Mixed performance in US. U.S. hotel performance from March
17-23 decreased from the previous week but showed positive comparisons year
over year, according to CoStar data. Occupancy reached 65.3% (+0.7% YOY); ADR
hit $162.28 (+2.5% YOY); RevPAR was $106.01 (+3.2% YOY). Among the Top 25
Markets, New Orleans reported the largest year-over-year increase in occupancy
(+13.6% to 75.5%). Las Vegas posted the highest ADR lift (+14.2% to $217.27). The
steepest RevPAR declines were seen in Chicago (-12.0% to $87.95) and Nashville
(-10.0% to $131.14).
IHG’s China pipeline. IHG Hotels & Resorts has announced
the signing of 24 hotel franchise projects in Greater China. Of the 24 new
signings, 19 are for Holiday Inn Express hotels. A road show to announce the
deals included multiple Holiday Inn and Even Hotels project signings. IHG
features 12 brands within the Greater China market with 1,200 openings or
properties in the pipeline.
Phuket’s branded residential boom. Phuket has seen an
unprecedented onslaught of overseas buyers transform the island into the
largest leisure branded residences real estate market in the world. For
example, earlier this year, KP Ho’s Banyan Group announced that an adjacent
land bank to their Laguna Phuket integrated resort would be developed into a $2
million lifestyle-led branded real estate offering. Some of the brands
entering the market include The Standard in Bangtao, an area that has also seen
announcements by Bangkok developer Sansiri and Dubai-funded green-space real
estate play Gardens of Eden spread over 73 rai (29 acres) of ocean-facing land.

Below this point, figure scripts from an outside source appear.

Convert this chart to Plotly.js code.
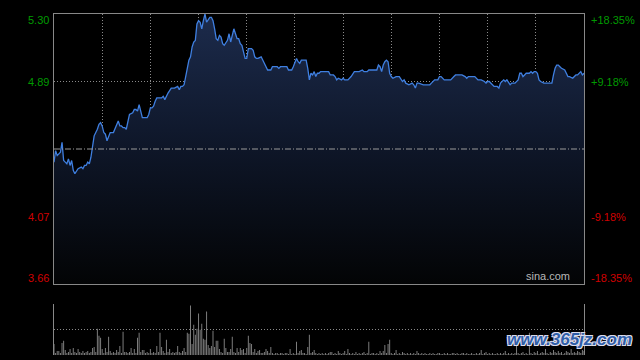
<!DOCTYPE html>
<html>
<head>
<meta charset="utf-8">
<script src="https://cdn.plot.ly/plotly-3.0.1.min.js"></script>
<style>html,body{margin:0;padding:0;background:#000;}#chart{width:640px;height:360px;}</style>
</head>
<body>
<div id="chart"></div>
<script>
// Intraday minutes since open (HK session: 330 minutes)
const minutes = [0,1,2,4,5,6,7,8,9,10,11,12,13,14,15,17,18,19,20,21,22,23,24,25,27,28,29,30,31,32,33,34,35,37,38,39,40,41,42,43,44,45,46,47,49,50,51,52,53,54,55,56,58,59,60,61,62,63,64,66,67,68,69,71,72,73,74,75,77,78,79,80,81,82,83,84,85,86,87,88,89,90,91,92,93,94,95,96,97,98,99,100,101,102,103,104,105,106,107,108,109,110,111,112,113,114,115,116,117,118,119,120,121,122,123,124,125,126,127,129,130,131,132,133,135,136,138,139,140,141,143,145,146,148,149,151,152,153,154,156,157,158,159,160,161,162,163,164,165,166,168,169,171,172,174,175,176,177,179,180,181,182,183,185,186,187,189,190,192,193,195,196,198,199,201,202,203,204,205,206,207,208,209,210,211,213,214,215,217,218,219,221,223,224,225,226,227,229,230,232,234,235,236,237,239,240,241,243,245,247,249,250,251,253,254,256,257,258,260,261,262,264,265,266,268,269,270,271,273,274,276,277,278,280,281,282,284,285,286,287,289,290,291,292,293,294,296,297,298,299,300,301,302,303,305,307,308,310,311,312,313,314,315,316,318,319,320,321,323,324,325,326,327,328,329,330];
const prices = [4.40,4.47,4.44,4.46,4.52,4.41,4.40,4.39,4.42,4.38,4.41,4.35,4.33,4.35,4.36,4.37,4.36,4.38,4.38,4.40,4.39,4.43,4.51,4.56,4.60,4.63,4.64,4.62,4.58,4.57,4.53,4.56,4.58,4.58,4.60,4.63,4.65,4.62,4.62,4.61,4.61,4.60,4.64,4.69,4.70,4.72,4.72,4.71,4.75,4.71,4.67,4.67,4.67,4.69,4.73,4.73,4.74,4.77,4.79,4.79,4.79,4.80,4.78,4.82,4.84,4.85,4.85,4.85,4.86,4.84,4.86,4.86,4.87,4.92,4.98,5.02,5.04,5.10,5.13,5.14,5.24,5.26,5.25,5.21,5.26,5.30,5.25,5.27,5.28,5.28,5.26,5.21,5.15,5.14,5.17,5.16,5.12,5.11,5.13,5.14,5.18,5.13,5.17,5.21,5.18,5.15,5.15,5.12,5.11,5.06,5.03,5.03,5.09,5.09,5.09,5.08,5.04,5.03,5.03,5.04,5.02,5.00,4.99,4.96,4.96,4.98,4.98,4.98,4.97,4.98,4.98,4.98,4.96,4.96,4.98,5.03,5.01,5.00,5.02,5.02,5.02,4.97,4.90,4.94,4.93,4.95,4.92,4.94,4.94,4.95,4.95,4.95,4.95,4.93,4.93,4.92,4.90,4.91,4.90,4.91,4.90,4.90,4.90,4.92,4.94,4.95,4.95,4.95,4.96,4.95,4.95,4.96,4.96,4.96,4.96,4.99,4.98,4.95,4.99,5.01,5.02,5.01,4.94,4.92,4.91,4.92,4.92,4.92,4.89,4.90,4.88,4.87,4.88,4.87,4.85,4.88,4.88,4.87,4.87,4.87,4.87,4.88,4.89,4.90,4.90,4.92,4.92,4.90,4.90,4.90,4.92,4.93,4.93,4.93,4.93,4.92,4.91,4.92,4.92,4.92,4.92,4.90,4.90,4.90,4.89,4.88,4.89,4.89,4.87,4.86,4.86,4.85,4.88,4.90,4.89,4.90,4.87,4.88,4.88,4.88,4.90,4.94,4.94,4.92,4.93,4.94,4.94,4.95,4.94,4.95,4.95,4.94,4.90,4.89,4.88,4.88,4.88,4.88,4.93,4.97,4.99,4.99,4.98,4.97,4.96,4.94,4.92,4.92,4.91,4.92,4.93,4.93,4.94,4.95,4.93,4.94];

// Per-minute volume (relative units), minute 0..330
const volume = [
 11,2,4,4,2,12,14,5,2,3,
 6,2,7,3,2,6,3,2,4,2,
 3,4,2,3,7,8,3,26,19,17,
 6,2,7,3,18,4,2,3,2,5,
 3,9,2,23,3,3,2,3,7,2,
 6,2,17,22,3,5,5,2,3,2,
 6,2,3,2,9,3,22,8,4,2,
 15,3,6,2,3,2,3,9,3,2,
 4,7,3,22,21,49,11,30,20,26,
 41,25,31,16,15,43,10,7,9,24,
 8,14,14,6,3,2,16,7,3,3,
 6,18,3,2,7,3,7,5,6,2,
 7,19,12,11,3,6,2,4,5,2,
 2,3,6,4,2,8,2,1,2,2,
 1,2,2,1,2,2,1,6,1,2,
 1,13,2,4,5,2,2,1,8,20,
 2,3,5,2,1,2,1,2,1,2,
 1,2,3,3,1,2,1,4,2,1,
 2,4,1,6,2,1,2,1,3,1,
 2,1,2,3,1,2,13,1,2,2,
 1,2,1,4,2,4,10,2,11,15,
 2,1,2,5,1,2,1,3,2,1,
 2,1,2,1,2,1,4,2,1,2,
 1,2,1,1,2,1,2,1,1,2,
 2,1,1,2,1,2,1,1,2,2,
 1,2,1,1,2,2,1,2,1,1,
 2,1,1,2,1,2,5,1,2,3,
 1,2,1,2,1,1,2,1,2,1,
 2,4,1,2,1,2,1,2,13,2,
 1,2,3,1,2,1,22,2,1,3,
 2,4,1,2,3,2,6,2,1,3,
 2,5,3,2,4,2,3,1,2,4,
 3,2,6,2,3,2,4,3,2,5,
 4];
const volMinutes = volume.map((v, i) => i);

const prevClose = 4.48;
const priceTicks = [5.30, 4.89, 4.07, 3.66];
const priceTickText = ["5.30", "4.89", "4.07", "3.66"];
const pctTickText = ["+18.35%", "+9.18%", "-9.18%", "-18.35%"];
const timeGrid = [0,30,60,90,120,150,180,210,240,270,300,330];

const UP = "#009a00", DOWN = "#d00000";
const FONT = "Liberation Sans, Arial, sans-serif";

const traces = [
  {
    x: minutes, y: prices, type: "scatter", mode: "lines",
    line: {color: "#3f7fe0", width: 1.3},
    fill: "tozeroy",
    fillgradient: {type: "vertical", start: 3.66, stop: 5.30,
      colorscale: [[0, "#030405"], [0.5, "#0e1628"], [1, "#1c2b4c"]]},
    xaxis: "x", yaxis: "y", hoverinfo: "skip"
  },
  {
    x: volMinutes, y: volume, type: "bar",
    marker: {color: "#808080", line: {width: 0}},
    width: 0.6, xaxis: "x2", yaxis: "y3", hoverinfo: "skip"
  }
];

const annotations = [];
priceTicks.forEach((v, i) => {
  const col = v > prevClose ? UP : DOWN;
  const shift = i === 0 ? -6 : (i === priceTicks.length - 1 ? 6 : 0);
  annotations.push({xref: "paper", yref: "y", x: 0, y: v, xanchor: "right", yanchor: "middle",
    xshift: -3, yshift: shift, showarrow: false, text: priceTickText[i],
    font: {family: FONT, size: 11, color: col}});
  annotations.push({xref: "paper", yref: "y", x: 1, y: v, xanchor: "left", yanchor: "middle",
    xshift: 5, yshift: shift, showarrow: false, text: pctTickText[i],
    font: {family: FONT, size: 11, color: col}});
});
annotations.push({xref: "paper", yref: "y", x: 0.978, y: 3.66, xanchor: "right", yanchor: "bottom",
  yshift: 0, showarrow: false, text: "sina.com", font: {family: FONT, size: 11, color: "#b8b8b8"}});
annotations.push({xref: "paper", yref: "paper", x: 1.094, y: 0.045, xanchor: "right", yanchor: "middle",
  showarrow: false, text: "<b><i>www.365jz.com</i></b>",
  font: {family: "Liberation Sans, Arial, sans-serif", size: 17, color: "#2f5ea8",
    shadow: "1px 1px 0 #dde, -1px -1px 0 #dde, 1px -1px 0 #dde, -1px 1px 0 #dde"}});

const grid = {gridcolor: "#8a8a8a", griddash: "1px,2px", gridwidth: 1};

const layout = {
  width: 640, height: 360,
  paper_bgcolor: "#000", plot_bgcolor: "#000",
  margin: {l: 54, r: 56, t: 14, b: 5},
  showlegend: false,
  xaxis: Object.assign({domain: [0, 1], range: [0, 330], anchor: "y", tickvals: timeGrid,
    showgrid: true, showticklabels: false, ticks: "", zeroline: false,
    showline: true, mirror: true, linecolor: "#888", linewidth: 1, fixedrange: true}, grid),
  yaxis: Object.assign({domain: [0.2082, 1], range: [3.66, 5.30], anchor: "x",
    tickvals: [priceTicks[1], priceTicks[2]], showgrid: true, showticklabels: false, ticks: "",
    zeroline: false, showline: true, mirror: true, linecolor: "#888", linewidth: 1}, grid),
  xaxis2: {domain: [0, 1], range: [0, 330], anchor: "y3", showgrid: false, showticklabels: false,
    ticks: "", zeroline: false, showline: false},
  yaxis3: Object.assign({domain: [0, 0.1481], range: [0, 50], anchor: "x2", tickvals: [0, 25, 50],
    showgrid: true, showticklabels: false, ticks: "", zeroline: false,
    showline: true, mirror: true, linecolor: "#888", linewidth: 1}, grid),
  shapes: [{type: "line", xref: "paper", yref: "y", x0: 0, x1: 1, y0: prevClose, y1: prevClose,
    line: {color: "#9a9a9a", width: 1, dash: "6px,2px,1px,2px"}}],
  annotations: annotations
};

Plotly.newPlot("chart", traces, layout, {staticPlot: true, displayModeBar: false});
</script>
</body>
</html>
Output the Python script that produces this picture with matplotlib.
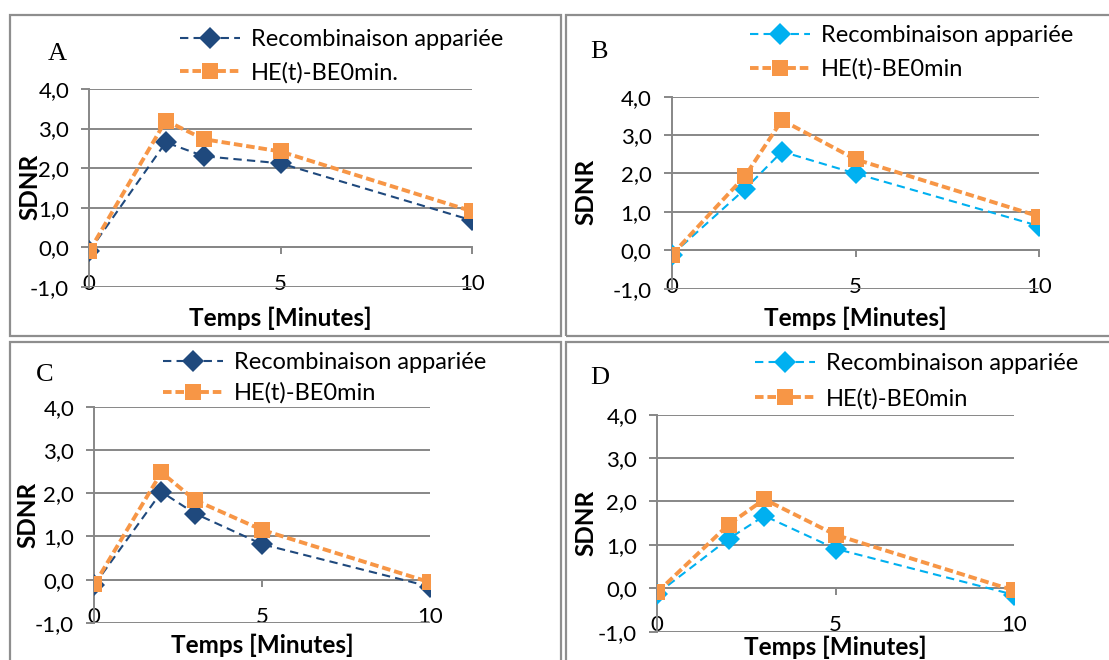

C9 Hotelworks’ Managing Director Bill Barnett says post-pandemic has seen
a flood of Thai-listed real estate groups return to Phuket, spurred by an
accentuated return to trading of the resort market and stabilization of
tourism. He added that motivation for developers is soaring demand created by
an influx of affluent overseas and domestic property buyers who are relocating
to the island or viewing investment in branded property as a safe haven.
Four Seasons Yacht update. Four Seasons Hotels and
Resorts, together with luxury yachting company Marc-Henry Cruise Holdings,
Joint Owner/Operator Four Seasons Yachts, and Italian
shipbuilder Fincantieri have unveiled the first 10 voyages in the
Caribbean and Mediterranean (30 countries, 130 destinations) for the Four
Seasons Yachts in 2026. The first Four Seasons Yacht, currently under
construction in Ancona, Italy, will travel westbound as part of its
repositioning and will welcome guests to set sail in the Caribbean Sea from
January to March 2026. The first Caribbean itineraries feature seven nights
through destinations including St Barths, Nevis, the Grenadines, St Lucia,
Barbados, Martinique, Guadeloupe, Curaçao and Aruba. The first Grand
Mediterranean voyages will begin in March 2026 and will include sailings
through Croatia, Gibraltar, Montenegro, Italy, Portugal, Spain, and Türkiye.
The Mediterranean itinerary will also highlight the Greek Isles, with stops in
Athens, Ios, Santorini, Milos, and more.